Figure 4. The loss curve for our model

 

Confusion matrix analysis:

Figure 5. Confusion matrix for the model. The diagonals represent correct predictions, with the rest being misclassifications.

Figure 5 shows us the confusion matrix for the training process. As would be expected with an accuracy of 0.8 the predicted labels match the actual labels quite well. However this matrix indicates that the misclassifications are not random, but instead follow logical patterns.

The genres that the classifier is getting right most of the time are those that have specific structures in their texts. These would be the tables of contents from “structural and ephemera” or the lengthy dialogues from law depositions. For the good classification accuracy the reason could be that religious texts have a distinct vocabulary compared to the other texts.

The two genres that had the worst classification accuracy were philosophy and politics. The reason for this is two fold. First even with the additional data points for philosophy these two genres still had relatively few observations. Second these genres do not have clear structural elements that would distinguish them from the other genres, in fact these two genres have elements that closely resemble the other genres styles. For example it is quite common that political texts are written from the point of view of characters or that philosophical texts have historical discussions.  This is evident in the fact that the genre “Sales Catalogues”, which has clearer structures in its texts, has much better classification accuracy compared to these two genres. 

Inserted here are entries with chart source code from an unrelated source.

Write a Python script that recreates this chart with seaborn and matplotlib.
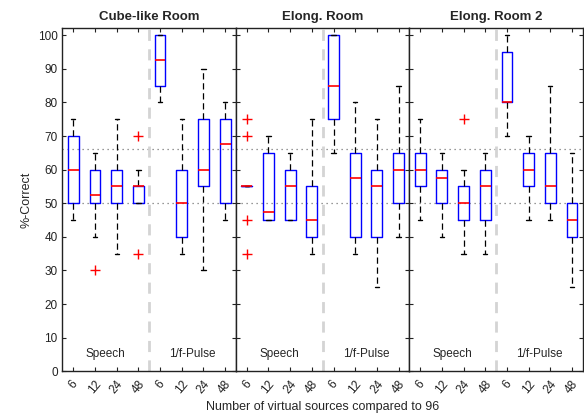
import numpy as np
import pandas as pd
import matplotlib
matplotlib.use("Agg")
import matplotlib.pyplot as plt
import seaborn as sns

# ---- data (box statistics) ----
rooms = ["Cube-like Room", "Elong. Room", "Elong. Room 2"]
conditions = ["S6", "S12", "S24", "S48", "P6", "P12", "P24", "P48"]
tick_labels = ["6", "12", "24", "48", "6", "12", "24", "48"]
group_labels = ["Speech", "1/f-Pulse"]

# per room: whisker low, q1, median, q3, whisker high, outliers
cube_whislo = [45, 40, 35, 50, 80, 35, 30, 45]
cube_q1     = [50, 50, 50, 50, 85, 40, 55, 50]
cube_med    = [60, 52.5, 55, 55, 92.5, 50, 60, 67.5]
cube_q3     = [70, 60, 60, 55, 100, 60, 75, 75]
cube_whishi = [75, 65, 75, 60, 100, 75, 90, 80]
cube_fliers = [[], [30], [], [35, 70], [], [], [], []]

elong_whislo = [55, 45, 45, 35, 65, 35, 25, 40]
elong_q1     = [55, 45, 45, 40, 75, 40, 40, 50]
elong_med    = [55, 47.5, 55, 45, 85, 57.5, 55, 60]
elong_q3     = [55, 65, 60, 55, 100, 65, 60, 65]
elong_whishi = [55, 70, 65, 75, 100, 80, 75, 85]
elong_fliers = [[35, 45, 70, 75], [], [], [], [], [], [], []]

elong2_whislo = [45, 40, 35, 35, 70, 45, 45, 25]
elong2_q1     = [55, 50, 45, 45, 80, 55, 50, 40]
elong2_med    = [60, 57.5, 50, 55, 80, 60, 55, 45]
elong2_q3     = [65, 60, 55, 60, 95, 65, 65, 50]
elong2_whishi = [75, 65, 60, 65, 100, 70, 85, 65]
elong2_fliers = [[], [], [75], [], [], [], [], []]

chance_lines = [50, 66]

room_stats = {
    rooms[0]: (cube_whislo, cube_q1, cube_med, cube_q3, cube_whishi, cube_fliers),
    rooms[1]: (elong_whislo, elong_q1, elong_med, elong_q3, elong_whishi, elong_fliers),
    rooms[2]: (elong2_whislo, elong2_q1, elong2_med, elong2_q3, elong2_whishi, elong2_fliers),
}


def sample_from_stats(wl, q1, med, q3, wh, fl):
    """Build a sample whose boxplot statistics equal the given summary."""
    lows = sorted(v for v in fl if v < q1)
    highs = sorted(v for v in fl if v > q3)
    m = max(len(lows), len(highs)) + 1
    low_part = lows + [wl] * (m - len(lows))
    high_part = [wh] * (m - len(highs)) + highs
    return low_part + [q1] + [med] * (m - 1) + [med] + [med] * (m - 1) + [q3] + high_part


rows = []
for room, (wl, q1, md, q3, wh, fl) in room_stats.items():
    for i, cond in enumerate(conditions):
        for v in sample_from_stats(wl[i], q1[i], md[i], q3[i], wh[i], fl[i]):
            rows.append({"room": room, "cond": cond, "value": v})
df = pd.DataFrame(rows)

# ---- styling ----
sns.set_theme(style="ticks")
plt.rcParams["font.family"] = ["Liberation Sans", "DejaVu Sans"]
plt.rcParams["xtick.direction"] = "in"
plt.rcParams["ytick.direction"] = "in"
plt.rcParams["axes.edgecolor"] = "#222222"
plt.rcParams["axes.linewidth"] = 1.0

fig, axes = plt.subplots(1, 3, figsize=(5.84, 4.19), dpi=100, sharey=True)
fig.subplots_adjust(left=0.107, right=0.998, bottom=0.114, top=0.932, wspace=0)

for k, (ax, room) in enumerate(zip(axes, rooms)):
    sub = df[df["room"] == room]
    for yv in chance_lines:
        ax.axhline(yv, color="#777777", ls=(0, (1, 3)), lw=0.9, zorder=0)
    ax.axvline(3.5, color="#d4d4d4", ls=(0, (4, 3)), lw=2.0, zorder=0)
    sns.boxplot(
        data=sub, x="cond", y="value", order=conditions, ax=ax,
        color="blue", fill=False, width=0.5, whis=1.5, linewidth=1.0,
        boxprops=dict(color="blue", linewidth=1.0),
        medianprops=dict(color="red", linewidth=1.2),
        whiskerprops=dict(color="black", linestyle=(0, (5, 3)), linewidth=0.9),
        capprops=dict(color="black", linewidth=1.0),
        capwidths=0.2,
        flierprops=dict(marker="+", markeredgecolor="red", markerfacecolor="red",
                        markersize=7, markeredgewidth=1.0),
    )
    ax.set_xlim(-0.5, 7.5)
    ax.set_ylim(0, 102)
    ax.set_yticks(np.arange(0, 101, 10))
    ax.set_xticks(range(len(conditions)))
    ax.set_xticklabels(tick_labels, rotation=50, ha="center", fontsize=8.5)
    ax.tick_params(axis="both", which="both", top=True, right=True,
                   length=3, width=0.8, labelsize=8.5, colors="#222222")
    ax.tick_params(axis="x", pad=5)
    ax.set_xlabel("")
    ax.set_ylabel("")
    ax.set_title(room, fontsize=9.5, fontweight="bold", pad=6)
    for sp in ax.spines.values():
        sp.set_visible(True)
        sp.set_color("#222222")
    ax.text(1.5, 5, group_labels[0], ha="center", va="center", fontsize=8.5)
    ax.text(5.5, 5, group_labels[1], ha="center", va="center", fontsize=8.5)
    if k > 0:
        ax.tick_params(axis="y", labelleft=False)

axes[0].set_ylabel("%-Correct", fontsize=9)
fig.text(0.552, 0.028, "Number of virtual sources compared to 96",
         ha="center", va="center", fontsize=9)

fig.savefig("out.png", dpi=100)
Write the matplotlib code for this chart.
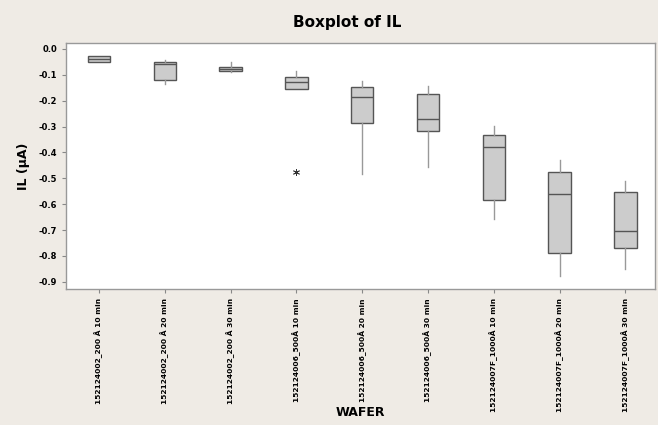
import numpy as np
import matplotlib
matplotlib.use('Agg')
import matplotlib.pyplot as plt

wafers = ['152124002_200 Å 10 min', '152124002_200 Å 20 min', '152124002_200 Å 30 min',
          '152124006_500Å 10 min', '152124006_500Å 20 min', '152124006_500Å 30 min',
          '152124007F_1000Å 10 min', '152124007F_1000Å 20 min', '152124007F_1000Å 30 min']
whishi = [-0.026, -0.043, -0.050, -0.086, -0.124, -0.143, -0.298, -0.431, -0.511]
q3 = [-0.026, -0.049, -0.070, -0.107, -0.148, -0.174, -0.333, -0.475, -0.553]
med = [-0.040, -0.058, -0.078, -0.126, -0.184, -0.271, -0.380, -0.562, -0.702]
q1 = [-0.051, -0.119, -0.086, -0.156, -0.288, -0.317, -0.582, -0.789, -0.770]
whislo = [-0.051, -0.134, -0.090, -0.156, -0.485, -0.456, -0.659, -0.878, -0.850]
outliers = [[], [], [], [-0.475], [], [], [], [], []]

bg = '#efebe5'
fig = plt.figure(figsize=(6.58, 4.25), dpi=100, facecolor=bg)
ax = fig.add_axes([0.1003, 0.32, 0.8951, 0.5788])

stats = []
for i in range(len(wafers)):
    stats.append(dict(med=med[i], q1=q1[i], q3=q3[i], whislo=whislo[i],
                      whishi=whishi[i], fliers=outliers[i]))

ax.bxp(stats, positions=range(1, len(wafers) + 1), widths=0.34, patch_artist=True,
       showcaps=False,
       boxprops=dict(facecolor='#cccccc', edgecolor='#555555', linewidth=1.0),
       medianprops=dict(color='#555555', linewidth=1.0),
       whiskerprops=dict(color='#999999', linewidth=1.0),
       flierprops=dict(marker=(6, 2, 0), markersize=5, markeredgecolor='#333333',
                       markeredgewidth=0.6, linestyle='none'))

ax.set_xlim(0.5, 9.45)
ax.set_ylim(-0.928, 0.023)
yt = np.round(np.arange(0.0, -0.95, -0.1), 1)
ax.set_yticks(yt)
ax.set_yticklabels(['%.1f' % v if v != 0 else '0.0' for v in yt],
                   fontsize=6, fontweight='bold')
ax.set_xticks(range(1, len(wafers) + 1))
ax.set_xticklabels(wafers, rotation=90, fontsize=5.4, fontweight='bold')
ax.tick_params(length=3, color='#888888', width=0.8)
for s in ax.spines.values():
    s.set_color('#999999')
    s.set_linewidth(1.0)

fig.text(347 / 658, 1 - 22 / 425, 'Boxplot of IL', fontsize=11, fontweight='bold',
         ha='center', va='center')
fig.text(360 / 658, 1 - 412 / 425, 'WAFER', fontsize=9, fontweight='bold',
         ha='center', va='center')
ax.set_ylabel('IL (µA)', fontsize=9, fontweight='bold', labelpad=6)

fig.savefig('out.png', dpi=100, facecolor=bg)
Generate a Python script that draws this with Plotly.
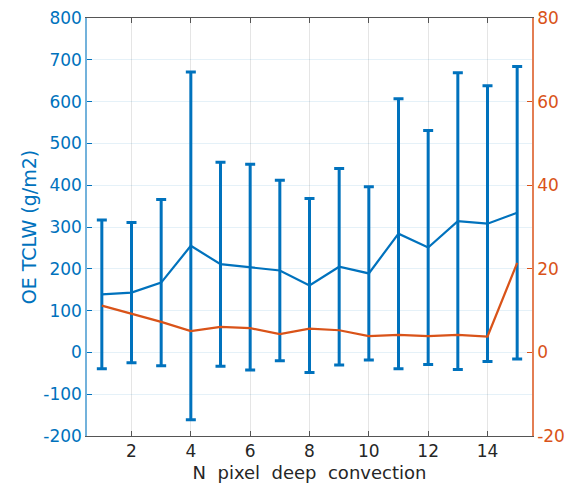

Overall this confusion matrix shows that the classifier is labeling the genres in a way that a human annotator might. It gets the “easy” genres right with high probability and it struggles when the genre is ambiguous or does not have clear structural elements with which to make the classifications. However when the classifier makes an error it still gives a label to a genre that is related to the actual genre. A fact that gives confidence to the conclusion that we make in this report.